Bagikan:

JAKARTA - Komisi untuk Orang Hilang dan Korban Tindak Kekerasan (KontraS) menganggap isi Telegram Kapolri Listyo Sigit Prabowo tentang pelarangan media menyiarkan kekerasan hingga arogansi aparat kepolisian keliru. Apalagi, jika telegram ini dikeluarkan hanya untuk memperbaiki citra dan meningkatkan kepuasaan publik.

"Tingkat kepuasan publik atas Polri menurun namun cara mengembalikannya bukan dengan menutup akses dari media," kata Wakil Koordinator KontraS Rivanlee Anandar kepada wartawan, Selasa, 6 April.
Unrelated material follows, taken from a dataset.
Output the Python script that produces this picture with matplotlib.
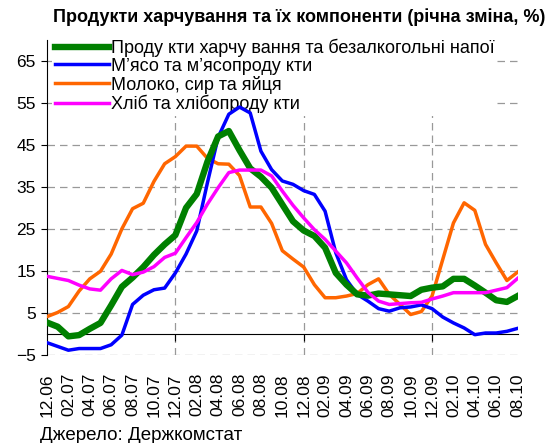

Dia menyebut, jika benar telegram ini ditujukan untuk menutup akses bagi media tentu hal ini akan membawa dampak negatif. Tak hanya itu, pelarangan ini juga bisa membawa dampak termasuk membuat publik makin tak puas dengan kerja polisi.

Rivanlee juga menyebut larangan ini bisa membahayakan kebebasan jurnalis. Sebab, dengan adanya telegram tersebut, mengesankan publik diminta percaya pada narasi tunggal negara. 

"Sementara polisi minim evaluasi dan audit atas tindak tanduknya, baik untuk kegiatan luring maupun daring," tegasnya.

Tak hanya itu, larangan ini juga bisa memicu pergesekan antara para jurnalis dan aparat. "Kalau ke depan ada jurnalis yang meliput kekerasan, kalau enggak colongan, ya, cepu," ujarnya.

Sebelumnya, Kapolri Jenderal Listyo Sigit Prabowo menerbitkan surat telegram rahasia (STR) soal larangan bagi media untuk menyiarkan upaya atau tindakan aparat kepolisian yang menampilkan arogansi.

Perintah yang teregistrasi dengan nomor ST/750/IV/HUM.3.4.5./2021 ini ditandatangani oleh Kadiv Humas Irjen Argo Yuwono atas nama Kapolri. STR bersifat petunjuk arah (Jukrah) untuk seluruh jajaran kepolisian. 

STR Kapolri memuat sembilan poin larangan. Isi keseluruhannya perihal membatasi publikasi kegitan yang berunsur kekerasan.

"Media dilarang menyiarkan upaya/tindakan kepolisian yang menampilkan arogansi dan kekerasan. Kemudian diimbau untuk menayangkan kegiatan kepolisian yang tegas namun humanis," tuis STR tersebut yang dikutip pada Selasa, 6 April.

Dalam STR itu Kapolri juga memerintahkan seluruh jajaran di kehumasan agar rekaman proses interogasi kepolisian dalam penyidikan terhadap tersangka tidak disediakan termasuk kegiatan rekonstruksi.

Selain itu, dalam STR juga tertulis Kapolri Jenderal Listyo Sigit meminta untuk tidak menayangkan reka ulang pemerkosaan atau kejahatan seksual, menyamarkan gambar wajah dan identitas korban serta keluarga kejahatan seksual, serta para pelaku. 

"Tidak menayangkan secara eksplisit dan rinci mengenai adegan bunuh diri serta identitas pelaku. Termasuk, tidak menayangkan adegan tawuran atau perkelahian secara detail dan berulang-ulang," tulisnya.

Kapolri juga meminta agar penangkapan pelaku kejahatan tidak mengikutsertakan media. Kegiatan itu, juga tidak boleh disiarkan secara langsung. Selain itu, dokumentasi penindakan dilakukan oleh personel Polri yang berkompeten 

"Tidak menampilkan tata cara pembuatan dan pengaktifan bahan peledak tak boleh ditampilkan secara rinci dan eksplisit," tulis STR tersebut.

Hanya saja, saat dikonfirmasi, Karo Penmas Divisi Humas Polri Brigjen Rusdi Hartono membenarkan STR tersebut. Tapi perintah itu dikhususkan bagi bidang kehumasan di seluruh jajaran Polri.

"STR itu ditujukan kepada kabid humas, itu petunjuk dan arahan dari Mabes ke wilayah, hanya untuk internal," kata Brigjen Rusdi.